Banks is a comedian and online sensation with a range of characters that appear across his social media pages. Banks’ characters include Uncle Earl, Lil Johnny, Keisha,Grandma Reese, Parlay and Lil Johnny. On Instagram alone, Banks boasts close to 5 million followers.
The controversial meme shows Dr. Martin Luther King marching with other civil rights campaigners marching. The letters printed across that image read, “This is a protest.” Beneath it, protesters from the 2020 Minneapolis riots are shown. The letters across that image reads, “This is a crime.” The photo of Dr. King shows him alongside his wife, Coretta Scott King, on a 54-mile march from Selma, Alabama to Montgomery, Alabama on March 30, 1965.
Banks Has Apologized Saying He Has ‘Learned’ From the Situation
In the fallout from posting the meme, Banks has apologized in a video uploaded to his Instagram page. Banks says in his apology that he is has read many of the tweets that were critical of the meme and that he was listening to his fans. Banks says, “I have learned from the situation. I was able to speak with some friends and some elders to get a better understanding, to really explain what it is that I really put out.” Banks added, “I’m not against y’all. I’m not against no black people.” Banks also said that he felt that he wanted to know what else could have been done besides “rioting.”
The video concludes with Banks saying, “We got their attention. What can we do now? I’m willing to get up with anybody who want to get up and talk about this situation, seeing what we can do. I’m willing to be a voice with the platform I got.” On his Instagram story, Banks said, “Hope you all feel me. Everything I do and say is out of love.”
Academy Award-winning filmmaker Matthew Cherry responded to Banks’ post with this meme:
Banks also tweeted about the protests, “Change never come through violence, violence create more problems.”
Banks Posted the Meme About Alleged Looting the Day After Donald Trump Tweeted: ‘When the Looting Starts, the Shooting Starts’
Banks comments came a day after President Donald Trump tweeted that a military option was on the table in response to the protests. Trump added, “Any difficulty and we will assume control but, when the looting starts, the shooting starts. Thank you!” The tweet was later flagged by Twitter as potentially inciting violence.

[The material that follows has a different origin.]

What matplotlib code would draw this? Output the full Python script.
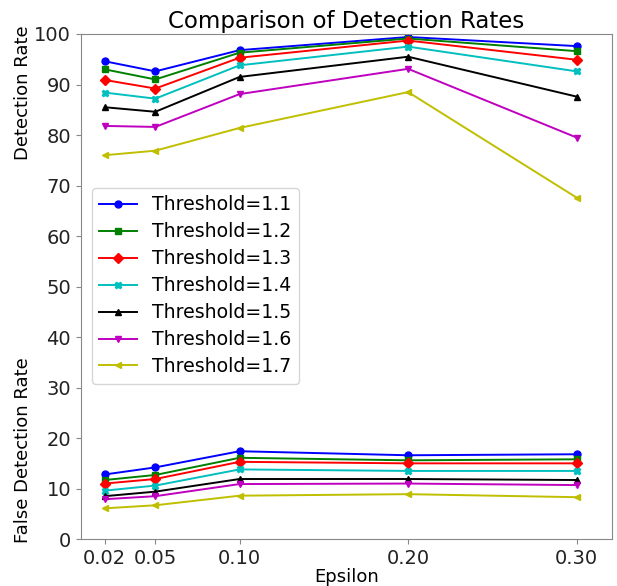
import matplotlib
matplotlib.use("Agg")
import matplotlib.pyplot as plt

epsilon = [0.02, 0.05, 0.10, 0.20, 0.30]
thresholds = ["1.1", "1.2", "1.3", "1.4", "1.5", "1.6", "1.7"]

# detection rates per threshold
det_11 = [94.6, 92.6, 96.8, 99.4, 97.6]
det_12 = [93.0, 91.0, 96.3, 99.1, 96.6]
det_13 = [90.9, 89.2, 95.3, 98.7, 94.9]
det_14 = [88.4, 87.2, 93.8, 97.5, 92.6]
det_15 = [85.5, 84.6, 91.5, 95.5, 87.6]
det_16 = [81.8, 81.6, 88.1, 93.1, 79.5]
det_17 = [76.0, 76.9, 81.4, 88.5, 67.6]

# false detection rates per threshold
fdr_11 = [12.8, 14.2, 17.4, 16.6, 16.8]
fdr_12 = [11.7, 12.7, 16.1, 15.6, 15.8]
fdr_13 = [11.0, 11.9, 15.3, 15.0, 15.0]
fdr_14 = [9.6, 10.6, 13.8, 13.5, 13.5]
fdr_15 = [8.5, 9.4, 11.9, 11.9, 11.7]
fdr_16 = [7.9, 8.5, 10.9, 11.0, 10.7]
fdr_17 = [6.1, 6.7, 8.6, 8.9, 8.3]

det = [det_11, det_12, det_13, det_14, det_15, det_16, det_17]
fdr = [fdr_11, fdr_12, fdr_13, fdr_14, fdr_15, fdr_16, fdr_17]
colors = ['b', 'g', 'r', 'c', 'k', 'm', 'y']
markers = ['o', 's', 'D', 'X', '^', 'v', '<']

fig = plt.figure(figsize=(6.17, 5.86), dpi=100)
ax = fig.add_axes([0.131, 0.080, 0.861, 0.862])

for i in range(len(thresholds)):
    ax.plot(epsilon, det[i], color=colors[i], marker=markers[i], markersize=5,
            linewidth=1.4, label='Threshold=' + thresholds[i])
    ax.plot(epsilon, fdr[i], color=colors[i], marker=markers[i], markersize=5,
            linewidth=1.4)

ax.set_xlim(0.0058, 0.321)
ax.set_ylim(0, 100)
ax.set_xticks(epsilon)
ax.set_xticklabels(['0.02', '0.05', '0.10', '0.20', '0.30'])
ax.set_yticks(range(0, 101, 10))
ax.tick_params(labelsize=14, color='#888888', labelcolor='#222222')
for s in ax.spines.values():
    s.set_color('#888888')

ax.set_title('Comparison of Detection Rates', fontsize=16.5, pad=4)
ax.set_xlabel('Epsilon', fontsize=13, labelpad=0)
fig.text(0.037, 0.841, 'Detection Rate', rotation=90, fontsize=13,
         ha='center', va='center')
fig.text(0.037, 0.232, 'False Detection Rate', rotation=90, fontsize=13,
         ha='center', va='center')

ax.legend(loc='upper left', bbox_to_anchor=(0.003, 0.714), fontsize=13.6,
          handlelength=2.0, labelspacing=0.42)

fig.savefig('out.png', dpi=100)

Professor Clarence Lusane of Howard University told NPR about the history behind the phrase, “When the looting starts, the shooting starts,” which was first uttered by Miami police chief Walter Headley. Professor Lusane said:
[Headley] had a long history of bigotry against the black community. The NAACP and other black organizations had for years complained about the treatment of the black community by Miami police. At this hearing, in discussing how he would deal with what he called crime and thugs and threats by young black people, he issued this statement that the reason Miami had not had any riots up to that point, was because of the message he had sent out that “when the looting starts, the shooting starts.”